Trust: What Customers Want Most
Fifteen years ago, when I was Head of Investments at HSBC, we set out to understand what mattered most to people when choosing a financial adviser. We expected answers like qualifications, products, or price competitiveness.
The response was strikingly clear: the number one priority was Trust.
Not performance charts. Not fees. Not product menus. Trust.
And yet, in financial services, trust has always seemed to matter least to the institutions themselves.
The Trust Deficit in Financial Services
For over two decades, Edelman’s Trust Barometer has tracked public sentiment across industries. Year after year, financial services sits at the bottom of the table. Even after the 2008 crash, subsequent reforms, and waves of regulation, the public still perceives the sector as opaque, self-serving, and extractive.
While technology, healthcare, and education have climbed in trust, finance has struggled to shift its reputation. The message is clear: despite the rhetoric, people don’t feel financial services acts in their best interest.
Why Institutions Miss the Point
Inside the industry, priorities have been shaped by balance sheets and sales targets. Advisers have been pressured to sell products rather than build relationships. Qualifications and compliance processes have multiplied, but they don’t address the deeper issue: are clients being served with honesty, transparency, and care?
This structural misalignment means that what matters most to clients — trust — is what matters least in the institutional hierarchy.
The Birth of The Trusted Adviser Project
It was in this context that I launched The Trusted Adviser Project. The mission was simple yet radical: to rebuild financial advice on the foundation of trust.
Instead of selling products, advisers could focus on understanding people’s goals, values, and lives. Instead of opaque charging structures, they could be transparent. Instead of extracting wealth from clients, they could empower them to grow it.
The project was never about a single firm. It was about shifting a culture.

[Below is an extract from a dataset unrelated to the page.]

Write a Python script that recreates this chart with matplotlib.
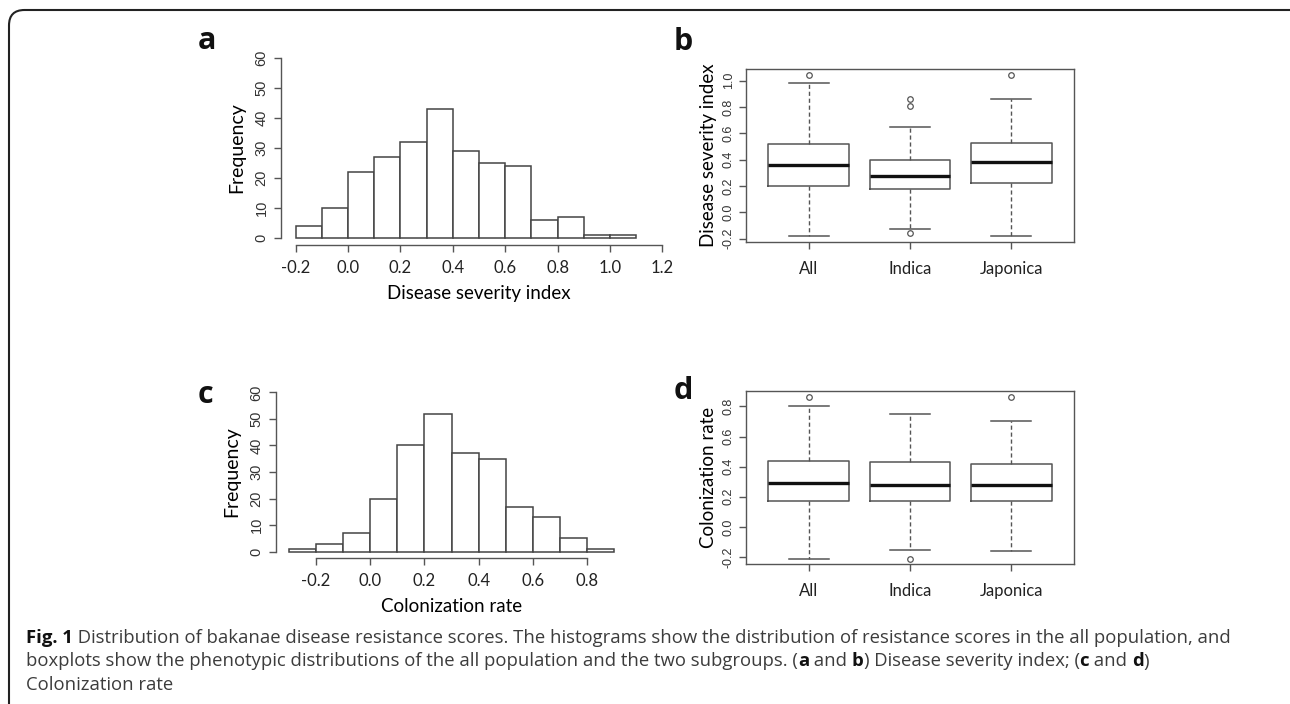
import matplotlib
matplotlib.use("Agg")
import matplotlib.pyplot as plt
from matplotlib.patches import FancyBboxPatch

# ---- data ----
dsi_edges = [-0.2, -0.1, 0.0, 0.1, 0.2, 0.3, 0.4, 0.5, 0.6, 0.7, 0.8, 0.9, 1.0, 1.1]
dsi_counts = [4, 10, 22, 27, 32, 43, 29, 25, 24, 6, 7, 1, 1]
dsi_xticks = [-0.2, 0.0, 0.2, 0.4, 0.6, 0.8, 1.0, 1.2]

col_edges = [-0.3, -0.2, -0.1, 0.0, 0.1, 0.2, 0.3, 0.4, 0.5, 0.6, 0.7, 0.8, 0.9]
col_counts = [1, 3, 7, 20, 40, 52, 37, 35, 17, 13, 5, 1]
col_xticks = [-0.2, 0.0, 0.2, 0.4, 0.6, 0.8]

freq_ticks = [0, 10, 20, 30, 40, 50, 60]

groups = ["All", "Indica", "Japonica"]
# whislo, q1, med, q3, whishi, fliers
dsi_box = [(-0.18, 0.20, 0.36, 0.52, 0.98, [1.04]),
           (-0.13, 0.18, 0.28, 0.40, 0.65, [0.81, 0.86, -0.16]),
           (-0.18, 0.22, 0.38, 0.525, 0.86, [1.04])]
col_box = [(-0.21, 0.175, 0.29, 0.435, 0.80, [0.86]),
           (-0.15, 0.175, 0.275, 0.43, 0.75, [-0.21]),
           (-0.16, 0.17, 0.28, 0.415, 0.70, [0.86])]
box_yticks_dsi = [-0.2, 0.0, 0.2, 0.4, 0.6, 0.8, 1.0]
box_yticks_col = [-0.2, 0.0, 0.2, 0.4, 0.6, 0.8]

caption_lines = [
    [("Fig. 1", True), (" Distribution of bakanae disease resistance scores. The histograms show the distribution of resistance scores in the all population, and", False)],
    [("boxplots show the phenotypic distributions of the all population and the two subgroups. (", False), ("a", True), (" and ", False),
     ("b", True), (") Disease severity index; (", False), ("c", True), (" and ", False), ("d", True), (")", False)],
    [("Colonization rate", False)],
]

W, H = 1290, 704
fig = plt.figure(figsize=(W / 100, H / 100), dpi=100)
LBL = ["Lato", "DejaVu Sans"]
TCK = ["Liberation Sans", "DejaVu Sans"]
GRAY = "#555555"


def px_axes(l, r, t, b):
    return fig.add_axes([l / W, 1 - b / H, (r - l) / W, (b - t) / H])


def histogram(ax, edges, counts, xticks, xlim, xlabel):
    ax.bar(edges[:-1], counts, width=[e2 - e1 for e1, e2 in zip(edges[:-1], edges[1:])],
           align="edge", color="white", edgecolor="#444444", linewidth=1.1)
    ax.set_xlim(*xlim)
    ax.set_ylim(-2.4, 62.4)
    for s in ["top", "right"]:
        ax.spines[s].set_visible(False)
    for s in ["left", "bottom"]:
        ax.spines[s].set_color(GRAY)
        ax.spines[s].set_linewidth(1.0)
    ax.spines["left"].set_bounds(0, 60)
    ax.spines["bottom"].set_bounds(xticks[0], xticks[-1])
    ax.set_xticks(xticks)
    ax.set_xticklabels([f"{v:.1f}" for v in xticks], fontsize=12, family=LBL, color="#222222")
    ax.set_yticks(freq_ticks)
    ax.set_yticklabels([str(v) for v in freq_ticks], rotation=90, va="center",
                       fontsize=10.5, family=TCK, color="#333333")
    ax.tick_params(axis="both", length=5, color=GRAY, width=1.0)
    ax.tick_params(axis="x", pad=6)
    ax.tick_params(axis="y", pad=4)
    ax.set_ylabel("Frequency", fontsize=14, family=LBL, labelpad=7)
    ax.set_xlabel(xlabel, fontsize=13.5, family=LBL, labelpad=6)


def boxplot(ax, box, yticks, ylim, ylabel):
    stats = [dict(whislo=b[0], q1=b[1], med=b[2], q3=b[3], whishi=b[4], fliers=b[5]) for b in box]
    ax.bxp(stats, positions=[1, 2, 3], widths=0.8, capwidths=0.4,
           boxprops=dict(color=GRAY, linewidth=1.1),
           medianprops=dict(color="#111111", linewidth=2.4),
           whiskerprops=dict(color=GRAY, linewidth=1.0, linestyle=(0, (3, 2))),
           capprops=dict(color=GRAY, linewidth=1.1),
           flierprops=dict(marker="o", markersize=4, markerfacecolor="none",
                           markeredgecolor=GRAY, markeredgewidth=0.9))
    ax.set_xlim(0.38, 3.62)
    ax.set_ylim(*ylim)
    for s in ax.spines.values():
        s.set_color(GRAY)
        s.set_linewidth(1.0)
    ax.set_xticks([1, 2, 3])
    ax.set_xticklabels(groups, fontsize=12, family=LBL, color="#222222")
    ax.set_yticks(yticks)
    ax.set_yticklabels([f"{v:.1f}" for v in yticks], rotation=90, va="center",
                       fontsize=9, family=TCK, color="#333333")
    ax.tick_params(axis="both", length=5, color=GRAY, width=1.0)
    ax.tick_params(axis="x", pad=9)
    ax.tick_params(axis="y", pad=3)
    ax.set_ylabel(ylabel, fontsize=13.5, family=LBL, labelpad=4)


ax_a = px_axes(281, 677, 51, 245)
histogram(ax_a, dsi_edges, dsi_counts, dsi_xticks, (-0.256, 1.256), "Disease severity index")
ax_c = px_axes(276, 627, 386, 558)
histogram(ax_c, col_edges, col_counts, col_xticks, (-0.348, 0.948), "Colonization rate")
ax_b = px_axes(746, 1074, 69, 242)
boxplot(ax_b, dsi_box, box_yticks_dsi, (-0.225, 1.089), "Disease severity index")
ax_d = px_axes(746, 1074, 391, 564)
boxplot(ax_d, col_box, box_yticks_col, (-0.246, 0.902), "Colonization rate")

for letter, x, y in [("a", 207, 41), ("b", 683, 42), ("c", 205, 395), ("d", 683, 391)]:
    fig.text(x / W, 1 - y / H, letter, fontsize=22, fontweight="bold", family=["Open Sans", "DejaVu Sans"],
             ha="center", va="center", color="#111111")

# figure frame (rounded, runs off the right and bottom edges)
frame = FancyBboxPatch((9 / W, -0.05), 1.1, 1 - 10 / H + 0.05, boxstyle="round,pad=0,rounding_size=0.012",
                       transform=fig.transFigure, facecolor="none", edgecolor="#222222", linewidth=1.5,
                       mutation_aspect=W / H)
fig.patches.append(frame)

# caption, piece by piece so bold runs sit inline
renderer = fig.canvas.get_renderer()
cap_font = ["Open Sans", "DejaVu Sans"]
y = 643
for line in caption_lines:
    x = 26
    for txt, bold in line:
        t = fig.text(x / W, 1 - y / H, txt, fontsize=13.3, family=cap_font,
                     fontweight="bold" if bold else "normal",
                     color="#111111" if bold else "#3c3c3c", ha="left", va="baseline")
        bb = t.get_window_extent(renderer=renderer)
        x += bb.width
    y += 23.5

fig.savefig("out.png", dpi=100)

From intermediaries extracting value, to trusted advisers enabling it.
From Project to Movement: The Academy of Life Planning
Over the past 15 years, that mission has grown into the Academy of Life Planning. What started as a project has become a global community.
Through initiatives like The GAME Plan, Planning My Life, Financial Life Coach, M-POWER, and Get SAFE, we’re equipping both advisers and individuals to plan differently — putting human capital, transparency, and empowerment at the centre.

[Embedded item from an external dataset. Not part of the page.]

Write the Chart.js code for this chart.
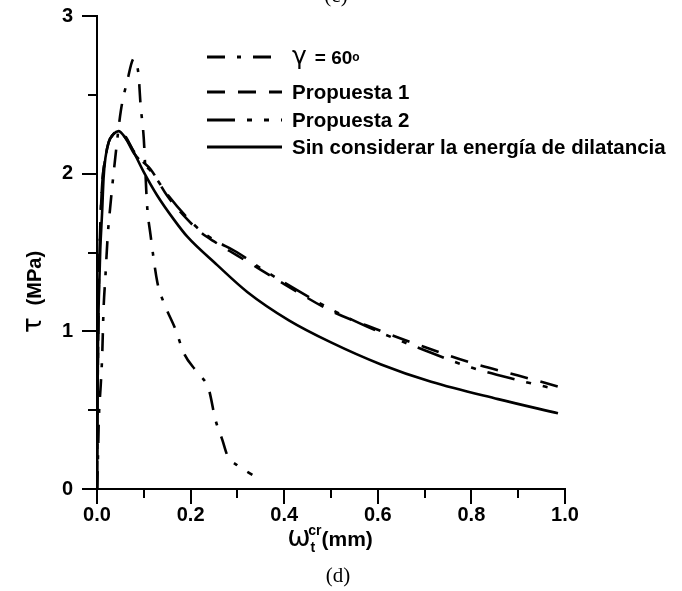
<!DOCTYPE html>
<html>
<head>
<meta charset="utf-8">
<script src="https://cdn.jsdelivr.net/npm/chart.js@4.4.1/dist/chart.umd.min.js"></script>
<style>
  body { margin: 0; background: #fff; }
</style>
</head>
<body>
<canvas id="chart" width="682" height="591"></canvas>
<script>
// series labels
const seriesLabels = ['γ = 60°', 'Propuesta 1', 'Propuesta 2', 'Sin considerar la energía de dilatancia'];

// gamma = 60 deg
const gammaX = [0, 0.002, 0.004, 0.008, 0.011, 0.014, 0.018, 0.023, 0.028, 0.039, 0.051, 0.064, 0.079, 0.083, 0.089, 0.093, 0.1, 0.107, 0.114, 0.129, 0.143, 0.168, 0.186, 0.214, 0.239, 0.253, 0.268, 0.279, 0.3, 0.332];
const gammaY = [0, 0.2, 0.45, 0.66, 0.84, 1.14, 1.35, 1.61, 1.78, 2.10, 2.40, 2.58, 2.73, 2.71, 2.62, 2.44, 2.22, 1.80, 1.62, 1.31, 1.18, 1.01, 0.86, 0.74, 0.63, 0.44, 0.31, 0.21, 0.15, 0.09];

// Propuesta 1
const prop1X = [0, 0.001, 0.003, 0.005, 0.008, 0.012, 0.018, 0.025, 0.035, 0.045, 0.06, 0.079, 0.1, 0.114, 0.15, 0.193, 0.221, 0.25, 0.3, 0.35, 0.4, 0.5, 0.6, 0.7, 0.8, 0.9, 0.985];
const prop1Y = [0, 0.5, 1.1, 1.45, 1.75, 1.97, 2.10, 2.20, 2.25, 2.27, 2.24, 2.14, 2.07, 2.03, 1.86, 1.71, 1.63, 1.57, 1.48, 1.39, 1.30, 1.13, 1.01, 0.90, 0.80, 0.72, 0.65];

// Propuesta 2
const prop2X = [0, 0.001, 0.003, 0.005, 0.008, 0.012, 0.018, 0.025, 0.035, 0.045, 0.06, 0.079, 0.1, 0.114, 0.15, 0.193, 0.221, 0.25, 0.3, 0.35, 0.4, 0.5, 0.6, 0.7, 0.8, 0.9, 0.985];
const prop2Y = [0, 0.5, 1.1, 1.45, 1.75, 1.97, 2.10, 2.20, 2.25, 2.27, 2.23, 2.13, 2.06, 2.02, 1.87, 1.72, 1.64, 1.58, 1.50, 1.40, 1.31, 1.14, 1.00, 0.88, 0.77, 0.69, 0.63];

// Sin considerar la energia de dilatancia
const baseX = [0, 0.001, 0.002, 0.004, 0.007, 0.011, 0.014, 0.018, 0.025, 0.035, 0.046, 0.06, 0.071, 0.1, 0.129, 0.164, 0.193, 0.257, 0.321, 0.41, 0.5, 0.607, 0.714, 0.857, 0.985];
const baseY = [0, 0.5, 0.9, 1.22, 1.52, 1.76, 1.97, 2.10, 2.20, 2.25, 2.27, 2.23, 2.18, 2.01, 1.86, 1.71, 1.60, 1.42, 1.25, 1.07, 0.93, 0.79, 0.68, 0.57, 0.48];

const xTickLabels = ['0.0', '0.2', '0.4', '0.6', '0.8', '1.0'];
const yTickLabels = ['0', '1', '2', '3'];

const SANS = '"Liberation Sans", Arial, sans-serif';
const GREEK = '"DejaVu Sans", sans-serif';

function pts(xs, ys) {
  return xs.map((x, i) => ({ x: x, y: ys[i] }));
}

// draw a list of text runs side by side
function drawRuns(ctx, runs, x, y, align) {
  let total = 0;
  runs.forEach(r => { ctx.font = r.font; total += ctx.measureText(r.text).width + (r.gap || 0); });
  let cx = align === 'center' ? x - total / 2 : x;
  ctx.textBaseline = 'alphabetic';
  ctx.textAlign = 'left';
  runs.forEach(r => {
    ctx.font = r.font;
    ctx.fillText(r.text, cx, y + (r.dy || 0));
    cx += ctx.measureText(r.text).width + (r.gap || 0);
  });
}

// minor / major tick marks
const tickMarks = {
  id: 'tickMarks',
  afterDraw(chart) {
    const ctx = chart.ctx;
    const xs = chart.scales.x, ys = chart.scales.y;
    ctx.save();
    ctx.strokeStyle = '#000';
    ctx.lineWidth = 2;
    for (let i = 0; i <= 10; i++) {
      const px = Math.round(xs.getPixelForValue(i / 10));
      const len = i % 2 === 0 ? 15 : 9;
      ctx.beginPath();
      ctx.moveTo(px, ys.bottom);
      ctx.lineTo(px, ys.bottom + len);
      ctx.stroke();
    }
    for (let i = 0; i <= 6; i++) {
      const py = Math.round(ys.getPixelForValue(i / 2));
      const len = i % 2 === 0 ? 15 : 9;
      ctx.beginPath();
      ctx.moveTo(xs.left, py);
      ctx.lineTo(xs.left - len, py);
      ctx.stroke();
    }
    ctx.restore();
  }
};

// legend with line samples
const lineLegend = {
  id: 'lineLegend',
  afterDraw(chart) {
    const ctx = chart.ctx;
    const rows = [57, 92, 120, 147];
    ctx.save();
    ctx.fillStyle = '#000';
    chart.data.datasets.forEach((ds, i) => {
      const y = rows[i];
      ctx.strokeStyle = '#000';
      ctx.lineWidth = 3;
      ctx.setLineDash(ds.borderDash || []);
      ctx.beginPath();
      ctx.moveTo(207, y);
      ctx.lineTo(282, y);
      ctx.stroke();
      ctx.setLineDash([]);
      if (ds.label.startsWith('γ')) {
        drawRuns(ctx, [
          { text: 'γ', font: '25px ' + GREEK, dy: 7, gap: 8 },
          { text: '= 60', font: 'bold 19px ' + SANS, dy: 7 },
          { text: 'o', font: 'bold 12px ' + SANS, dy: 4 }
        ], 292, y, 'left');
      } else {
        drawRuns(ctx, [{ text: ds.label, font: 'bold 20.5px ' + SANS, dy: 7 }], 292, y, 'left');
      }
    });
    ctx.restore();
  }
};

// axis titles and caption
const titles = {
  id: 'titles',
  afterDraw(chart) {
    const ctx = chart.ctx;
    const area = chart.chartArea;
    ctx.save();
    ctx.fillStyle = '#000';
    // x title
    drawRuns(ctx, [
      { text: 'ω', font: '28px ' + GREEK },
      { text: 't', font: 'bold 14px ' + SANS, dy: 6, gap: -7 },
      { text: 'cr', font: 'bold 14px ' + SANS, dy: -11 },
      { text: '(mm)', font: 'bold 21px ' + SANS }
    ], 330, 546, 'center');
    // y title
    ctx.translate(34, 292);
    ctx.rotate(-Math.PI / 2);
    drawRuns(ctx, [
      { text: 'τ', font: '26px ' + GREEK, gap: 12 },
      { text: '(MPa)', font: 'bold 20px ' + SANS }
    ], 0, 7, 'center');
    ctx.restore();
    // caption (d) and the cut-off (c) of the panel above
    ctx.save();
    ctx.fillStyle = '#000';
    ctx.font = '21px "Liberation Serif", "Times New Roman", serif';
    ctx.textAlign = 'center';
    ctx.textBaseline = 'alphabetic';
    ctx.fillText('(d)', 338, 582);
    ctx.fillText('(c)', 336, 2);
    ctx.restore();
  }
};

const dashes = [[18, 12, 4, 12], [18, 13], [28, 12, 5, 12, 5, 12], []];
const seriesData = [pts(gammaX, gammaY), pts(prop1X, prop1Y), pts(prop2X, prop2Y), pts(baseX, baseY)];

new Chart(document.getElementById('chart'), {
  type: 'line',
  data: {
    datasets: seriesLabels.map((label, i) => ({
      label: label,
      data: seriesData[i],
      borderColor: '#000',
      borderWidth: 2.6,
      borderDash: dashes[i],
      pointRadius: 0,
      cubicInterpolationMode: 'monotone',
      fill: false
    }))
  },
  options: {
    responsive: false,
    animation: false,
    devicePixelRatio: 1,
    layout: { padding: { left: 0, top: 16, right: 117, bottom: 0 } },
    plugins: {
      legend: { display: false },
      tooltip: { enabled: false }
    },
    scales: {
      x: {
        type: 'linear',
        min: 0,
        max: 1,
        afterFit(scale) {
          scale.height = 102;
          scale.paddingLeft = 0;
          scale.paddingRight = 0;
        },
        grid: { display: false },
        border: { display: true, color: '#000', width: 2 },
        ticks: {
          stepSize: 0.1,
          autoSkip: false,
          maxRotation: 0,
          padding: 6,
          color: '#000',
          font: { family: SANS, size: 20, weight: 'bold' },
          callback(v) {
            const s = v.toFixed(1);
            return xTickLabels.includes(s) ? s : '';
          }
        }
      },
      y: {
        min: 0,
        max: 3,
        afterFit(scale) {
          scale.width = 97;
          scale.paddingTop = 0;
          scale.paddingBottom = 0;
        },
        grid: { display: false },
        border: { display: true, color: '#000', width: 2 },
        ticks: {
          stepSize: 0.5,
          autoSkip: false,
          padding: 16,
          color: '#000',
          font: { family: SANS, size: 20, weight: 'bold' },
          callback(v) {
            const s = String(v);
            return yTickLabels.includes(s) ? s : '';
          }
        }
      }
    }
  },
  plugins: [tickMarks, lineLegend, titles]
});
</script>
</body>
</html>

We believe financial planning is not just about money. It’s about life planning — aligning your wealth, work, and choices with your deepest values.
A Call to Action
The data is clear: people want to trust their advisers. The industry has failed to provide it. The Trusted Adviser Project exists to close that gap.
If you’re an adviser who believes in building relationships over selling products, or an individual who wants to take control of your financial future without fear of exploitation, you are part of this story.
Fifteen years on, my mission remains the same:
👉 To replace extraction with empowerment.
👉 To put trust back where it belongs — at the heart of financial advice.